Que fait le gouvernement central pour remédier à cette situation ?

Le gouvernement central a renforcé les forces de défense. Il fait sa part, je ne sais pas s’il serait possible de faire davantage, mais il est là pour la défense. Cependant, il y a beaucoup de jeunes dans les forces de défense qui sont là par pure obligation, et au moment des attaques il y a beaucoup de déserteurs qui s’enfuient dans la forêt avec la population. Ils sont très peu préparés et ne savent pas comment faire face. Je ressens beaucoup de pitié pour les jeunes qui vont se battre, parce que beaucoup de leurs pairs ont déjà perdu la vie.

Pendant son message de Pâques, le Saint-Père a parlé du Mozambique. Il est l’une des rares voix à avoir brisé le silence…

Oui, le jour de Pâques, après la célébration de l’Eucharistie et la bénédiction Urbi et Orbi, le Saint-Père a parlé de la situation mondiale, de la pandémie et des divers conflits dans le monde. Pour nous, cela a été très important qu’il cite la crise humanitaire dans le Cabo Delgado, parce qu’il existe une certaine « loi du secret ».

Que voulez-vous dire en parlant de la « loi du secret » ?

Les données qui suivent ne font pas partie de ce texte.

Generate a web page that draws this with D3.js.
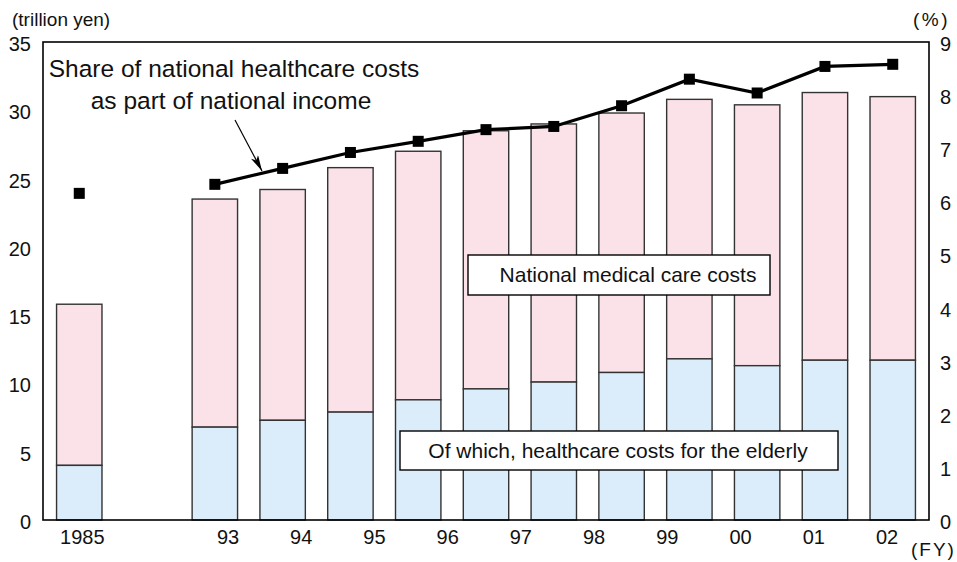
<!DOCTYPE html>
<html>
<head>
<meta charset="utf-8">
<script src="https://cdn.jsdelivr.net/npm/d3@7"></script>
<style>
  html, body { margin: 0; padding: 0; background: #fff; }
  svg { display: block; }
  text { font-family: "Liberation Sans", Arial, Helvetica, sans-serif; fill: #111; }
</style>
</head>
<body>
<svg id="chart" width="957" height="562"></svg>
<script>
// Fiscal years shown as bars (1985, then 1992 through 2002)
const fiscalYears = [1985, 1992, 1993, 1994, 1995, 1996, 1997, 1998, 1999, 2000, 2001, 2002];
// National medical care costs (trillion yen)
const medicalCosts = [15.8, 23.5, 24.2, 25.8, 27.0, 28.5, 29.0, 29.8, 30.8, 30.4, 31.3, 31.0];
// Of which, healthcare costs for the elderly (trillion yen)
const elderlyCosts = [4.0, 6.8, 7.3, 7.9, 8.8, 9.6, 10.1, 10.8, 11.8, 11.3, 11.7, 11.7];
// Share of national healthcare costs in national income (%)
const incomeShare = [6.15, 6.32, 6.62, 6.92, 7.13, 7.35, 7.41, 7.80, 8.30, 8.04, 8.54, 8.58];
// Axis tick labels
const leftTicks = [0, 5, 10, 15, 20, 25, 30, 35];
const rightTicks = [0, 1, 2, 3, 4, 5, 6, 7, 8, 9];
const xTickLabels = ["1985", "93", "94", "95", "96", "97", "98", "99", "00", "01", "02"];

const svg = d3.select("#chart");
const margin = { top: 42, right: 28, bottom: 42, left: 43 };
const W = 957 - margin.left - margin.right;
const H = 562 - margin.top - margin.bottom;
const g = svg.append("g").attr("transform", `translate(${margin.left},${margin.top})`);

// Slot 0 holds 1985, slot 1 is left empty, slots 2.. hold 1992 onward
const slotOf = y => (y === 1985 ? 0 : y - 1990);
const x = d3.scaleBand().domain(d3.range(13)).range([0, W]).paddingInner(0.33).paddingOuter(0.2);
const yL = d3.scaleLinear().domain([0, 35]).range([H, 0]);
const yR = d3.scaleLinear().domain([0, 9]).range([H, 0]);

const rows = fiscalYears.map((yr, i) => ({
  yr, total: medicalCosts[i], elderly: elderlyCosts[i], share: incomeShare[i]
}));

// Stacked bars: elderly part (blue) under the rest of total costs (pink)
const bars = g.append("g");
bars.selectAll("rect.total").data(rows).join("rect")
  .attr("class", "total")
  .attr("x", d => x(slotOf(d.yr)))
  .attr("width", x.bandwidth())
  .attr("y", d => yL(d.total))
  .attr("height", d => yL(d.elderly) - yL(d.total))
  .attr("fill", "#fbe2e8")
  .attr("stroke", "#333").attr("stroke-width", 1.4);
bars.selectAll("rect.elderly").data(rows).join("rect")
  .attr("class", "elderly")
  .attr("x", d => x(slotOf(d.yr)))
  .attr("width", x.bandwidth())
  .attr("y", d => yL(d.elderly))
  .attr("height", d => yL(0) - yL(d.elderly))
  .attr("fill", "#dbedfa")
  .attr("stroke", "#333").attr("stroke-width", 1.4);

// Plot frame
g.append("rect").attr("x", 0).attr("y", 0).attr("width", W).attr("height", H)
  .attr("fill", "none").attr("stroke", "#000").attr("stroke-width", 1.6);

// Left axis labels
g.append("g").selectAll("text").data(leftTicks).join("text")
  .attr("x", -12).attr("y", d => yL(d) + 2)
  .attr("dy", "0.35em").attr("text-anchor", "end")
  .style("font-size", "20px").text(d => d);
// Right axis labels
g.append("g").selectAll("text").data(rightTicks).join("text")
  .attr("x", W + 11).attr("y", d => yR(d) + 2)
  .attr("dy", "0.35em").attr("text-anchor", "start")
  .style("font-size", "20px").text(d => d);

// Category labels along the bottom
const cx = d => x(slotOf(d)) + x.bandwidth() / 2;
const labelPos = d3.scalePoint().domain(xTickLabels.slice(1)).range([185, 844]);
g.append("g").selectAll("text").data(xTickLabels).join("text")
  .attr("x", (d, i) => i === 0 ? cx(1985) + 3 : labelPos(d))
  .attr("y", H + 24).attr("text-anchor", "middle")
  .style("font-size", "20px").text(d => d);

// Unit labels
svg.append("text").attr("x", 12).attr("y", 26).style("font-size", "19px").text("(trillion yen)");
svg.append("text").attr("x", 913).attr("y", 26).style("font-size", "19px")
  .style("letter-spacing", "2.5px").text("(%)");
svg.append("text").attr("x", 911).attr("y", 556).style("font-size", "19px")
  .style("letter-spacing", "2px").text("(FY)");

// Share of national income line (1992 onward) and markers
const line = d3.line().x(d => cx(d.yr)).y(d => yR(d.share));
g.append("path").datum(rows.filter(d => d.yr >= 1992))
  .attr("d", line).attr("fill", "none").attr("stroke", "#000").attr("stroke-width", 3.2);
const mk = 11;
g.append("g").selectAll("rect").data(rows).join("rect")
  .attr("x", d => cx(d.yr) - mk / 2).attr("y", d => yR(d.share) - mk / 2)
  .attr("width", mk).attr("height", mk).attr("fill", "#000");

// Legend boxes
function labelBox(x0, y0, w, h, txt, tx) {
  svg.append("rect").attr("x", x0).attr("y", y0).attr("width", w).attr("height", h)
    .attr("fill", "#fff").attr("stroke", "#000").attr("stroke-width", 1.4);
  svg.append("text").attr("x", tx).attr("y", y0 + h / 2).attr("dy", "0.35em")
    .attr("text-anchor", "middle").style("font-size", "21px").text(txt);
}
labelBox(468, 255, 302, 40, "National medical care costs", 628);
labelBox(400, 431, 438, 39, "Of which, healthcare costs for the elderly", 618);

// Annotation for the line
const note = svg.append("text").attr("text-anchor", "middle").style("font-size", "24.5px");
note.append("tspan").attr("x", 234).attr("y", 77).text("Share of national healthcare costs");
note.append("tspan").attr("x", 231).attr("y", 109).text("as part of national income");

const defs = svg.append("defs");
defs.append("marker").attr("id", "head").attr("viewBox", "0 0 16 8")
  .attr("refX", 16).attr("refY", 4).attr("markerWidth", 16).attr("markerHeight", 8)
  .attr("markerUnits", "userSpaceOnUse").attr("orient", "auto")
  .append("path").attr("d", "M0,0 L16,4 L0,8 L4,4 Z").attr("fill", "#000");
svg.append("line").attr("x1", 235).attr("y1", 120).attr("x2", 262).attr("y2", 171)
  .attr("stroke", "#000").attr("stroke-width", 1.2).attr("marker-end", "url(#head)");
</script>
</body>
</html>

La situation est très grave parce qu’on ne peut pas parler librement. Certains journalistes du pays ont été arrêtés et beaucoup ont vu leurs caméras confisquées. Il y a un journaliste de la radio communautaire de Palma, Ibraimo Abu Mbaruco, porté disparu depuis le 7 avril. Il est important que l’on sache ce qui se passe et que les organismes internationaux, tels que les Nations Unies, l’Union européenne ou l’Union africaine, agissent. Ici, les gens ont beaucoup souffert. Il y a des centaines de morts, des milliers de personnes qui ont dû quitter leurs maisons. Dans notre province, il y a plus de 200 000 personnes déplacées. C’est une injustice qui crie vers le ciel. Les gens d’ici sont très pauvres, et à cause de cette guerre ils sont en train de perdre le peu qu’ils ont. Je demande de l’aide et de la solidarité pour mon peuple, afin qu’il puisse vivre à nouveau en paix, comme il le désire et le mérite.